Thursday, November 09, 2006

some backstory

Lately, I am obsessed with food (more than usual even), baking especially, but, food and cooking in general. I’ve been reading about food. Recent specifics include: an article in the New Yorker about public school lunches in Oakland, and one woman’s efforts to improve them (it’s in the Education issue, which I cannot currently find, so I can’t give the date and title details). Also in the New Yorker, an article about the Food Network (10/2/06, by Bill Buford “Notes of a Gastronome: TV Dinners”): its popularity, but also its lack of attention to real cooking; the rise of the TV food personality, rather than the genuine chef; the difference between Julia Child, the first ever on-air chef, really, and Rachael Ray, who is full of “trademark” expressions (“yum-o”) and cute shortcuts to fast meals, so you can avoid any real cooking.

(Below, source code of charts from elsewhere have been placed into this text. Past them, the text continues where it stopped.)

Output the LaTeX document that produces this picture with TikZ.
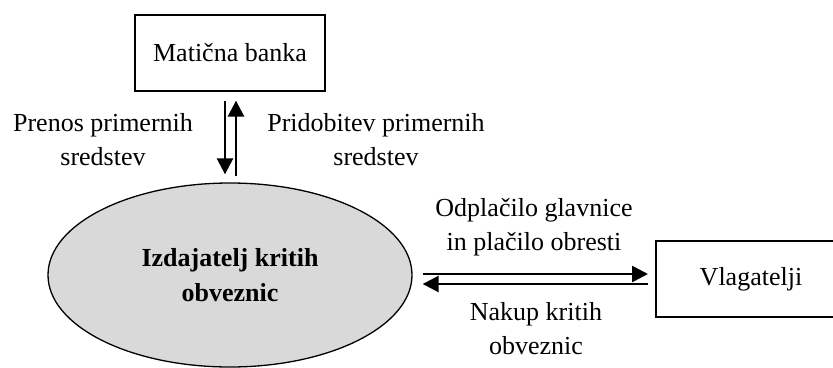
\documentclass[tikz,border=0pt]{standalone}
\usepackage{fontspec}
\setmainfont{Liberation Serif}
\newfontfamily\tnr{Liberation Serif}
\usetikzlibrary{shapes.geometric,arrows.meta}
\definecolor{ellgray}{HTML}{D9D9D9}
\tikzset{
  box/.style={draw=black, line width=1.3pt, inner sep=0pt},
  txt/.style={font=\tnr\fontsize{26}{34}\selectfont},
  lbl/.style={txt, align=center, inner sep=0pt},
  arr/.style={line width=2.6pt, -{Triangle[length=16pt,width=16pt]}},
}
\begin{document}
\begin{tikzpicture}[x=1pt,y=-1pt]
\useasboundingbox (0,0) rectangle (833,367);
\clip (0,0) rectangle (833,367);
\node[box, txt, minimum width=190pt, minimum height=76pt] (bank) at (230,53) {Matična banka};
\node[draw=black, line width=1.3pt, fill=ellgray, ellipse, minimum width=364pt, minimum height=184pt, inner sep=0pt,
      align=center, font=\tnr\fontsize{26}{35}\selectfont\bfseries] (iz) at (230,275) {Izdajatelj kritih\\obveznic};
\node[txt, inner sep=0pt] (vl) at (751,279) {Vlagatelji};
\draw[box] (656,241) rectangle (860,317);
% vertical arrows
\draw[arr] ([xshift=-5pt,yshift=-9pt]bank.south) -- ([xshift=-5pt,yshift=8pt]iz.north);
\draw[arr] ([xshift=6pt,yshift=6pt]iz.north) -- ([xshift=6pt,yshift=-9pt]bank.south);
% horizontal arrows
\coordinate (vlw) at (656,279);
\draw[arr] ([xshift=10pt,yshift=1pt]iz.east) -- ([xshift=-8pt,yshift=5pt]vlw);
\draw[arr] ([xshift=-8pt,yshift=-5pt]vlw) -- ([xshift=10pt,yshift=-9pt]iz.east);
% labels
\node[lbl] (l1) at (103,140) {Prenos primernih\\sredstev};
\node[lbl] (l2) at (376,140) {Pridobitev primernih\\sredstev};
\node[lbl] (l3) at (534,227) {Odplačilo glavnice\\in plačilo obresti};
\node[lbl] (l4) at (536,329) {Nakup kritih\\obveznic};
\end{tikzpicture}
\end{document}
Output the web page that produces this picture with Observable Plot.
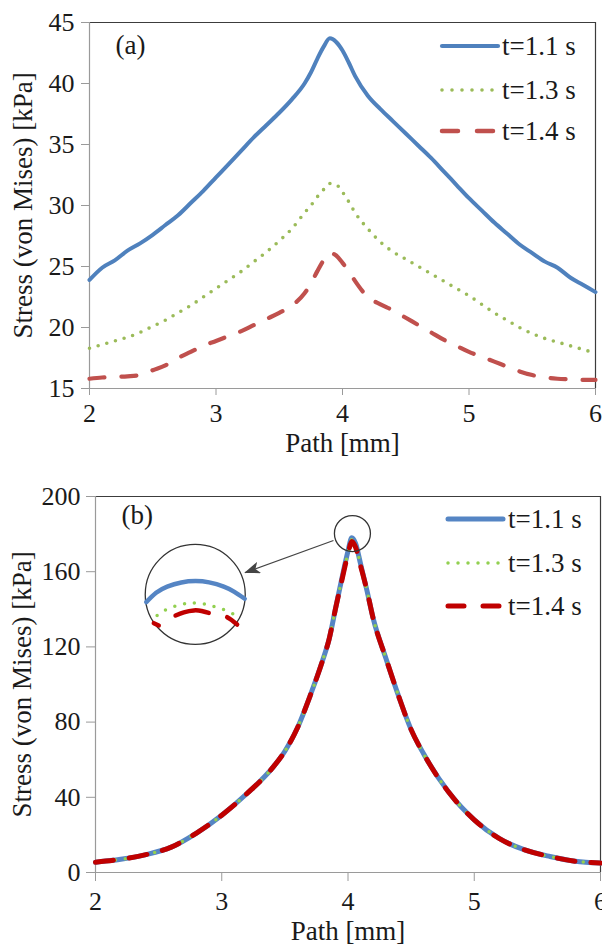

On a more depressing note, I also recently read, and enjoyed, Chew On This, the kids’ version of Fast Food Nation [classic Clarissa – reading the young adult version, so to speak]. Ray says I probably wouldn’t have been able to handle the rather more disgusting and disturbing Fast Food Nation. I’m not exactly sure how the two differ, or how much they differ. Chew on This tries to get at advertising and the ways in which the fast food industry tries to draw kids in and appeal to them on several levels, as well as addressing some of the health aspects of fast food and the problems with the production of the meat that becomes the food.

So, where does “make more cakes” come from?

My cake baking efforts began sometime last spring, and since then, there has been a little piece of paper on my fridge that reads “make more cakes”. I think it grew out of repeated readings of Nigella Lawson’s How to be a Domestic Goddess: Baking and the Art of Comfort Cooking. Flora’s famous zucchini cake may have been the first. That cake and several others are from a similar “basic recipe” and once I had tried one, I felt compelled to try several others. So, I followed the zucchini cake with Boston Cream pie (don’t be fooled, it really is a cake), and Butterscotch layer cake. Somewhere along the line there, I even went out and bought two 8 inch cake pans, which is what she calls for for these cakes. Non-standard, it seems to me, as most recipes call for 9 inch pans.

Other cakes in between I’m having trouble remembering, but there have certainly been a few. Most recent was a sour cream spice cake, with sour cream frosting. Well-received by those who got to try it. My assessment was slightly less glowing. I thought it was a bit dry, though one of the prettier cakes I have made in a while. It was perfectly decent, just not knock your socks off.

3 comments:

Spgonahan said...

This looks great! I really like this blog, I am so sick of the usual political crap. let them eat cake.

tuna said...

Even though Nigella's recipes in Domestic Goddess are not always trustworthy which can be really annoying, it's worth owning the book even if the only thing in it were Flora's zucchini cake, It's fabulous and you definitely do not have to make homemade lemon or lime curd (I use storebought lemon curd because I find that storebought lime curd has a strong and slightly nasty taste)

Tuna

Clarissa said...

I never even realized that you COULD buy storebought lime curd.

I've actually had really good luck with everything I've made from Domestic Goddess, at least as far as I remember.

I wonder what your bad experiences were. Oh wait, was she the source for a failed steamed pudding?